_WORK TO COMPLETE_. Everything from the opening line of the records below through the line with "import * as" must be duplicated exactly, pictures left out.

──────── MATERIAL TO PROCESS

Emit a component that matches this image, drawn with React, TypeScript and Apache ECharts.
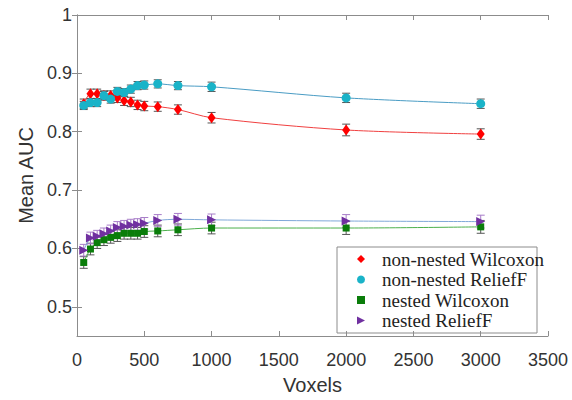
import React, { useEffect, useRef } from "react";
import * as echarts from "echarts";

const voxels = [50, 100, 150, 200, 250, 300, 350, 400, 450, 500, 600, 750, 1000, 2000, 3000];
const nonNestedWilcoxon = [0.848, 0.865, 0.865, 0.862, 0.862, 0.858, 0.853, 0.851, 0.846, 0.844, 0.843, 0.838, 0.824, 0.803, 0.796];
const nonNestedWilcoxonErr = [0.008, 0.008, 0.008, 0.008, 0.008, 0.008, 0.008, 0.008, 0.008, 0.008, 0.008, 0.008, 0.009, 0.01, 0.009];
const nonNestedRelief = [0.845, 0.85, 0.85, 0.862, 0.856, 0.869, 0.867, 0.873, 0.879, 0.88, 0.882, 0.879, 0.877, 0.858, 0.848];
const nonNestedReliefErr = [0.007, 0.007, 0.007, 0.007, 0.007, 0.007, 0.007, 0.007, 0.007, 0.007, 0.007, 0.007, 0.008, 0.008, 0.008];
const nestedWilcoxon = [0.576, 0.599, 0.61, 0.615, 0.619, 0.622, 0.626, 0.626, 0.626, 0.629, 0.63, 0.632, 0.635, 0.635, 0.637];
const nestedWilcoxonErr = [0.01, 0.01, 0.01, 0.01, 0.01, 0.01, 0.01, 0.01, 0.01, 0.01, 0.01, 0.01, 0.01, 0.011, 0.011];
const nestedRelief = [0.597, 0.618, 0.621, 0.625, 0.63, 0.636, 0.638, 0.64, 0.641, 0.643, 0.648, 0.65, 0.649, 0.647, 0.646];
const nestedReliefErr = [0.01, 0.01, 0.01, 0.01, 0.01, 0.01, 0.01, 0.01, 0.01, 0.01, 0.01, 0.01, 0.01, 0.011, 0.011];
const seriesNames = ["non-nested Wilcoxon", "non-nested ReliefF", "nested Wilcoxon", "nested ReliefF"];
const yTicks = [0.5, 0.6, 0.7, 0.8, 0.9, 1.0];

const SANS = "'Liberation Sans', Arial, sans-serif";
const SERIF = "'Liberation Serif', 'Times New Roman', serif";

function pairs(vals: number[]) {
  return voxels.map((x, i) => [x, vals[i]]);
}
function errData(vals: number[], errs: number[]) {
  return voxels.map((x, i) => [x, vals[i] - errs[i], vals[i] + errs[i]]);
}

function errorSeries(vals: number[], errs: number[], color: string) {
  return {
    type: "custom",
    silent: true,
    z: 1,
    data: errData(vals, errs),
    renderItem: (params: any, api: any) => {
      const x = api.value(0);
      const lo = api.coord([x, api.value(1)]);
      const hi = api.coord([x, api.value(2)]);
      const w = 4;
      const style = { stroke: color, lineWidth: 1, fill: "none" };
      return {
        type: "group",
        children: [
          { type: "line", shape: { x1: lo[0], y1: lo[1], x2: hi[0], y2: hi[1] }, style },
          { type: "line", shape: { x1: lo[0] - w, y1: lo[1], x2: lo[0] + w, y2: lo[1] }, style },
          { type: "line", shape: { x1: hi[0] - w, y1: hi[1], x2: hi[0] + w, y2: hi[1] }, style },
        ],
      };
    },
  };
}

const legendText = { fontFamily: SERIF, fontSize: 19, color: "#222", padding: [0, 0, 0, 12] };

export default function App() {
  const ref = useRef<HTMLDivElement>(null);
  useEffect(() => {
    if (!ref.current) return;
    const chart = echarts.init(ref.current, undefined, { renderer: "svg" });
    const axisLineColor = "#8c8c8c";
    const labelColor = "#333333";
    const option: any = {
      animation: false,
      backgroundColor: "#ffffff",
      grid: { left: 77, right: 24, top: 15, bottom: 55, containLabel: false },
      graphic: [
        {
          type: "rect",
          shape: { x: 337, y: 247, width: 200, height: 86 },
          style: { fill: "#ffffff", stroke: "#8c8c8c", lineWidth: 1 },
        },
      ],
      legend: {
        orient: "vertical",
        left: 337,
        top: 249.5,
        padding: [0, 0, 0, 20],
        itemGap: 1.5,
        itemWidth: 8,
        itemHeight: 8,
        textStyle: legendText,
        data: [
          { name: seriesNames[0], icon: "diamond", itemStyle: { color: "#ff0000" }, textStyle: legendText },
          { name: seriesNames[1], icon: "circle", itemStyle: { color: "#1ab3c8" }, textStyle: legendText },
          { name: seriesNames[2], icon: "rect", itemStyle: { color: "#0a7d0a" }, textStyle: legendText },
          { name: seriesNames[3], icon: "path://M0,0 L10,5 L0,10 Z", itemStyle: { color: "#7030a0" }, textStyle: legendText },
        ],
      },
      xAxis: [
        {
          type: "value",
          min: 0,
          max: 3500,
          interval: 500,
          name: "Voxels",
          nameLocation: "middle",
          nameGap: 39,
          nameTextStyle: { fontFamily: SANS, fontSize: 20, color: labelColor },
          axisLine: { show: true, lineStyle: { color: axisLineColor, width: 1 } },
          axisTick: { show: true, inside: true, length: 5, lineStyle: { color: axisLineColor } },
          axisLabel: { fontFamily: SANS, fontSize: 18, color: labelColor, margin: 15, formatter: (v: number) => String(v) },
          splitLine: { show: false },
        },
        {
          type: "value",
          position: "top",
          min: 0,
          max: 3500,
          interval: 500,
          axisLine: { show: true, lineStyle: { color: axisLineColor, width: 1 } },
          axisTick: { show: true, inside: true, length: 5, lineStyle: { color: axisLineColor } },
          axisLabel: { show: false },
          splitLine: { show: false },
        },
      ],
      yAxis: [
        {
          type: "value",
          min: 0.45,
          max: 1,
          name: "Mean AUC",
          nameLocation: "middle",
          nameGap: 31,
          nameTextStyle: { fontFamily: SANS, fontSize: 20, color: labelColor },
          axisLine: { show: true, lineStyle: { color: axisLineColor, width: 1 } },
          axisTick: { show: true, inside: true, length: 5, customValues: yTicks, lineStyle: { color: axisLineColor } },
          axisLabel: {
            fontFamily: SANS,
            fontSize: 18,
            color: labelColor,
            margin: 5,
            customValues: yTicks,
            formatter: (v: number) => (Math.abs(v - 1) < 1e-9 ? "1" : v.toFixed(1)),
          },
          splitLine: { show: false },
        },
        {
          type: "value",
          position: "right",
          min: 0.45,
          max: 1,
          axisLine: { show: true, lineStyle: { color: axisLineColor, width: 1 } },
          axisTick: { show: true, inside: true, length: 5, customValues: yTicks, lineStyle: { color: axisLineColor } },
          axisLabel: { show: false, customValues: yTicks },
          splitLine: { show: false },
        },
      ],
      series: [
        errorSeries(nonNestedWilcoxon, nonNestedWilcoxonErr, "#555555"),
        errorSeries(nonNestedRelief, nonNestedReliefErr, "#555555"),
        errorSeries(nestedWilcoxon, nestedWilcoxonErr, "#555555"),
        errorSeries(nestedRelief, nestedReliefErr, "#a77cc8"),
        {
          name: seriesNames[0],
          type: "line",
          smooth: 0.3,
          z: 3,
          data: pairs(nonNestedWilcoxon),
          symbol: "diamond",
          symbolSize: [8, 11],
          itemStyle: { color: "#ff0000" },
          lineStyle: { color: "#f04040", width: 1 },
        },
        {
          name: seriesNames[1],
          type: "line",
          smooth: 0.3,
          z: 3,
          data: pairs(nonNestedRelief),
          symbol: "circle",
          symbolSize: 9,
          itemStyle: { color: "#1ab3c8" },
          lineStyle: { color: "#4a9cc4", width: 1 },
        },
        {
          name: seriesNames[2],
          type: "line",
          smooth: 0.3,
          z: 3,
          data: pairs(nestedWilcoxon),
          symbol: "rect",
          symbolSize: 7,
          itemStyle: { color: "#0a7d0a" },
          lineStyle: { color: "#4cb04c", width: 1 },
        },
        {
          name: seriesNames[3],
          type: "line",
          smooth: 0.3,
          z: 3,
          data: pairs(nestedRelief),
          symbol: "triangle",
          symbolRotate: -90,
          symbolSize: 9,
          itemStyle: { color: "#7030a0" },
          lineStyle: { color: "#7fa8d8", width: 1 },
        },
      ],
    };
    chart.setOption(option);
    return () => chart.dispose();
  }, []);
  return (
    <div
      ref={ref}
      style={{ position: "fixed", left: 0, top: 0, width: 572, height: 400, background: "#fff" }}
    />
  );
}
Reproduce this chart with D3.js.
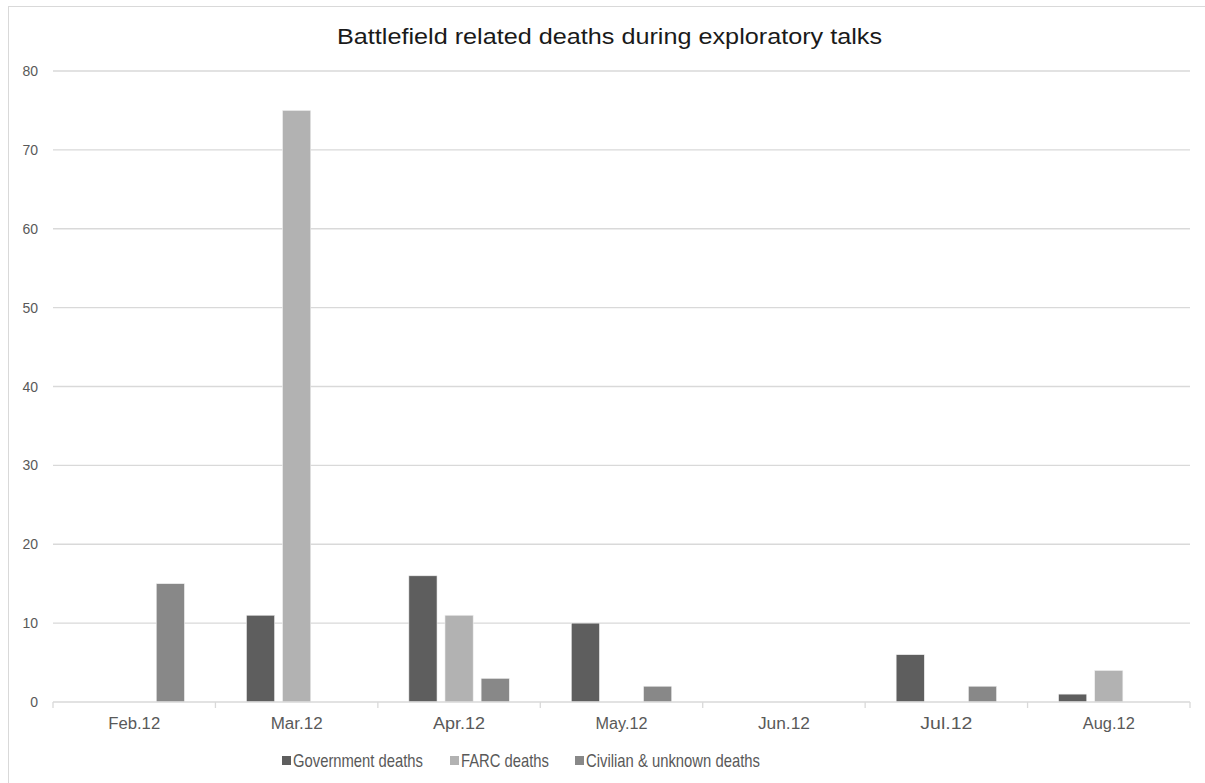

────────────────

_OUTPUT_.
Emit a component that matches this image, drawn with React, TypeScript and Apache ECharts.
import React, { useEffect, useRef } from "react";
import * as echarts from "echarts";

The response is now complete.